Regardless of whether you think that search is a popularity contest, for years Google categorized the web in terms of “haves” and “have nots” by creating two indexes — the normal, regularly crawled results, and the supplemental results, those slightly off, unpopular, ugly performers who, try as they might to hang with the cool kids, still got put in the corner.
Of course, if this happened to your website, it was a pretty big bummer. And for larger sites, some pages almost inevitably sank down to the dusty corners of Google’s index, blamed on a variety of things from duplicate meta tags to limited content to low page authority.
That was all abolished a couple of months back when Google announced the end of the supplemental results, though SEOs have speculated as to what exactly HAS happened to all of those pages… after all, Google can’t possibly search the whole web on every query, can they?

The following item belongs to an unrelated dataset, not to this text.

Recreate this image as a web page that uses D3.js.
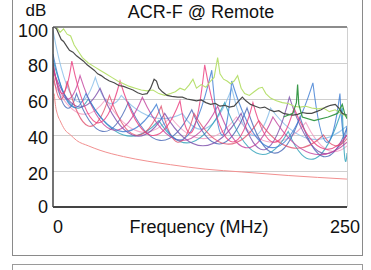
<!DOCTYPE html>
<html>
<head>
<meta charset="utf-8">
<script src="https://cdn.jsdelivr.net/npm/d3@7"></script>
<style>
  body { margin: 0; background: #fff; }
  text { font-family: "Liberation Sans", Arial, sans-serif; fill: #111; }
</style>
</head>
<body>
<script>
const w = 371;
const h = 270;

// axis ticks
const yTicks = [0, 20, 40, 60, 80, 100];
const xTickLabels = ["0", "250"];

// limit line (red)
const limitLine = [[1, 63], [2, 57], [4, 51], [6, 48], [10, 43], [15, 40], [20, 37], [30, 34],
  [40, 31.5], [60, 28], [80, 25.5], [100, 23.5], [130, 21], [160, 19.5], [200, 17.5], [250, 15.5]];

// upper noisy pair (black and light green)
const blackLine = [[1, 100], [3, 99], [5, 96], [7, 93], [9, 92], [12, 89], [14, 87], [17, 86], [20, 84],
  [23, 82.5], [26, 81], [29, 79], [32, 77.5], [35, 76], [38, 74], [41, 73], [44, 71.5], [48, 70],
  [52, 69], [56, 67.5], [60, 67], [64, 66], [68, 65], [72, 63.5], [76, 62.5], [80, 63], [83, 66],
  [86, 71], [88, 70], [90, 66], [93, 64], [97, 62], [101, 61.5], [106, 61], [110, 61], [114, 60],
  [118, 59.5], [122, 59], [126, 59.5], [130, 58], [134, 57], [138, 57.5], [142, 56], [146, 56.5],
  [150, 55.5], [154, 56], [158, 59], [161, 61], [164, 59], [168, 57], [172, 56], [176, 55],
  [180, 55.5], [184, 54], [188, 53], [192, 53.5], [196, 52], [200, 51.5], [204, 51], [208, 51.5],
  [212, 52.5], [216, 52], [220, 52], [224, 53], [228, 54], [232, 55.5], [236, 56.5], [240, 57],
  [243, 55], [246, 52], [250, 51]];

const greenLine = [[3, 100], [6, 97], [9, 99], [12, 96], [15, 95], [18, 90], [22, 86], [25, 83],
  [30, 80], [35, 78], [40, 76], [45, 74], [50, 72], [55, 70], [60, 68.5], [65, 67], [70, 66],
  [75, 65], [80, 64.5], [85, 65], [90, 63], [95, 62], [100, 63], [104, 64], [108, 66], [112, 65],
  [116, 68], [119, 71], [122, 66], [126, 68], [130, 66.5], [134, 70], [137, 72], [140, 83],
  [142, 74], [145, 71], [148, 70], [151, 68.5], [154, 70], [157, 73], [160, 66], [163, 63],
  [167, 62], [171, 64], [175, 66], [178, 66.5], [181, 63], [185, 60.5], [190, 59], [195, 58],
  [200, 57.5], [205, 56], [210, 55.5], [215, 56], [220, 55], [225, 54.5], [230, 55], [235, 53],
  [240, 54], [245, 52], [250, 50]];

const darkGreenLine = [[196, 50], [204, 52], [207, 58], [208, 68], [209, 57], [212, 50], [222, 48],
  [234, 50], [242, 52], [246, 57], [248, 52], [250, 49]];

// resonant pairs: peaks [MHz, dB] and the trough dB between each two peaks
const pinkPeaks = [[0, 80], [16, 81], [57, 70], [108, 59], [129, 79], [170, 58], [205, 55], [250, 40]];
const pinkTroughs = [63, 47, 40, 42, 37, 36, 33];

const magentaPeaks = [[0, 78], [23, 73], [76, 61], [140, 56], [187, 50], [250, 36]];
const magentaTroughs = [60, 43, 37, 33, 30];

const purplePeaks = [[0, 76], [40, 66], [95, 52], [160, 52], [201, 61], [250, 40]];
const purpleTroughs = [56, 40, 34, 32, 31];

const bluePeaks = [[0, 85], [28, 63], [88, 57], [135, 76], [152, 70], [221, 69], [244, 63], [250, 45]];
const blueTroughs = [57, 42, 38, 40, 33, 36, 40];

const lightBluePeaks = [[0, 98], [36, 72], [58, 62], [110, 52], [152, 66], [185, 55], [250, 45]];
const lightBlueTroughs = [60, 58, 50, 44, 40, 38];

const tealPeaks = [[0, 82], [30, 60], [90, 48], [146, 58], [200, 42], [246, 55], [250, 30]];
const tealTroughs = [57, 40, 36, 30, 27, 28];

const redPinkPeaks = [[0, 75], [12, 70], [48, 62], [92, 56], [120, 52], [175, 48], [230, 40], [250, 38]];
const redPinkTroughs = [60, 45, 40, 36, 35, 33, 34];

const darkBluePeaks = [[0, 80], [20, 63], [64, 58], [118, 54], [165, 55], [210, 50], [250, 44]];
const darkBlueTroughs = [56, 42, 37, 35, 30, 28];

const lightPinkPeaks = [[0, 70], [45, 60], [100, 50], [156, 50], [215, 47], [250, 34]];
const lightPinkTroughs = [52, 42, 38, 36, 32];

const resonant = [
  { peaks: lightPinkPeaks, troughs: lightPinkTroughs, color: "#f29ac0" },
  { peaks: lightBluePeaks, troughs: lightBlueTroughs, color: "#86bde8" },
  { peaks: tealPeaks, troughs: tealTroughs, color: "#2b9fb8" },
  { peaks: darkBluePeaks, troughs: darkBlueTroughs, color: "#4565b5" },
  { peaks: purplePeaks, troughs: purpleTroughs, color: "#7b4caa" },
  { peaks: magentaPeaks, troughs: magentaTroughs, color: "#c2409c" },
  { peaks: redPinkPeaks, troughs: redPinkTroughs, color: "#e0506e" },
  { peaks: bluePeaks, troughs: blueTroughs, color: "#3a7ad2" },
  { peaks: pinkPeaks, troughs: pinkTroughs, color: "#ea3a7c" }
];

const svg = d3.select("body").append("svg").attr("width", w).attr("height", h);

// outer frames (scanned page boxes)
svg.append("rect").attr("x", 12.5).attr("y", -2).attr("width", 350).attr("height", 257.5)
  .attr("fill", "none").attr("stroke", "#8a8a8a").attr("stroke-width", 1);
svg.append("rect").attr("x", 12.5).attr("y", 264.5).attr("width", 350).attr("height", 20)
  .attr("fill", "none").attr("stroke", "#9a9a9a").attr("stroke-width", 1);

const plotLeft = 53, plotRight = 347, plotTop = 27, plotBottom = 207;

const xScale = d3.scaleLinear().domain([0, 250]).range([plotLeft, plotRight]);
const yScale = d3.scaleLinear().domain([0, 100]).range([plotBottom, plotTop]);

// grid
svg.append("g")
  .selectAll("line")
  .data(yTicks.filter((d) => d > 0 && d < 100))
  .enter()
  .append("line")
  .attr("x1", plotLeft).attr("x2", plotRight)
  .attr("y1", (d) => yScale(d) + 0.5).attr("y2", (d) => yScale(d) + 0.5)
  .attr("stroke", "#cfcfcf").attr("stroke-width", 1);

svg.append("line").attr("x1", plotRight + 0.5).attr("x2", plotRight + 0.5)
  .attr("y1", plotTop).attr("y2", plotBottom)
  .attr("stroke", "#d0d0d0");

svg.append("defs").append("clipPath").attr("id", "plot")
  .append("rect").attr("x", plotLeft).attr("y", plotTop)
  .attr("width", plotRight - plotLeft).attr("height", plotBottom - plotTop);

const plot = svg.append("g").attr("clip-path", "url(#plot)");

const smooth = d3.line().x((d) => xScale(d[0])).y((d) => yScale(d[1])).curve(d3.curveMonotoneX);

plot.append("path").datum(limitLine).attr("d", smooth)
  .attr("fill", "none").attr("stroke", "#f29090").attr("stroke-width", 1);

// scalloped curves: parabola between each pair of peaks, dipping to the trough
function arcPath(peaks, troughs) {
  const p = d3.path();
  p.moveTo(xScale(peaks[0][0]), yScale(peaks[0][1]));
  for (let i = 0; i < peaks.length - 1; i++) {
    const [f1, h1] = peaks[i];
    const [f2, h2] = peaks[i + 1];
    const c = 2 * troughs[i] - (h1 + h2) / 2;
    p.quadraticCurveTo(xScale((f1 + f2) / 2), yScale(c), xScale(f2), yScale(h2));
  }
  return p.toString();
}

plot.selectAll("path.res")
  .data(resonant)
  .enter()
  .append("path")
  .attr("class", "res")
  .attr("d", (d) => arcPath(d.peaks, d.troughs))
  .attr("fill", "none")
  .attr("stroke", (d) => d.color)
  .attr("stroke-width", 1.1)
  .attr("opacity", 0.8);

const jag = d3.line().x((d) => xScale(d[0])).y((d) => yScale(d[1]));
plot.append("path").datum(greenLine).attr("d", jag)
  .attr("fill", "none").attr("stroke", "#b8e070").attr("stroke-width", 1.1);
plot.append("path").datum(blackLine).attr("d", jag)
  .attr("fill", "none").attr("stroke", "#4a4a4a").attr("stroke-width", 1.2);
plot.append("path").datum(darkGreenLine).attr("d", jag)
  .attr("fill", "none").attr("stroke", "#3a9a4a").attr("stroke-width", 1.2);

// frame of plot
svg.append("line").attr("x1", plotLeft).attr("x2", plotRight).attr("y1", plotTop).attr("y2", plotTop)
  .attr("stroke", "#666").attr("stroke-width", 1.5);
svg.append("line").attr("x1", plotLeft).attr("x2", plotLeft).attr("y1", plotTop).attr("y2", plotBottom)
  .attr("stroke", "#444").attr("stroke-width", 1.5);
svg.append("line").attr("x1", plotLeft).attr("x2", plotRight).attr("y1", plotBottom).attr("y2", plotBottom)
  .attr("stroke", "#444").attr("stroke-width", 2);

// labels
svg.append("g")
  .selectAll("text")
  .data(yTicks)
  .enter()
  .append("text")
  .attr("x", 48)
  .attr("y", (d) => yScale(d) + (d === 0 ? 6 : d === 100 ? 10 : 9))
  .attr("text-anchor", "end")
  .attr("font-size", 18)
  .text((d) => d);

svg.append("text").attr("x", 36).attr("y", 16).attr("text-anchor", "middle")
  .attr("font-size", 17).text("dB");
svg.append("text").attr("x", 201).attr("y", 18).attr("text-anchor", "middle")
  .attr("font-size", 18).text("ACR-F @ Remote");

svg.append("text").attr("x", 58).attr("y", 233).attr("text-anchor", "middle")
  .attr("font-size", 18).text(xTickLabels[0]);
svg.append("text").attr("x", 360).attr("y", 233).attr("text-anchor", "end")
  .attr("font-size", 18).text(xTickLabels[1]);
svg.append("text").attr("x", 199).attr("y", 233).attr("text-anchor", "middle")
  .attr("font-size", 18).text("Frequency (MHz)");
</script>
</body>
</html>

Well, last night’s post on the fate of supplemental results certainly suggests they can. It’s a mind bogglingly massive operation, which requires, as they say, “some truly amazing technical feats,” but is promising for all of those poor pages who didn’t quite make the A-list cut (which makes me wonder who it’s a victory for: small businesses with poor SEO skills or the legions of web spammers).
Many were happy to see the supplemental index go — after all, it was the kiss of death for web rankings — but with it went an important indicator for diagnosing a site’s quality in Google and SEO best practices on sprawling, content-managed sites. With the new system, there is renewed life for all of those pages… and the double responsibility to ensure your content is keyword rich, unique and readable.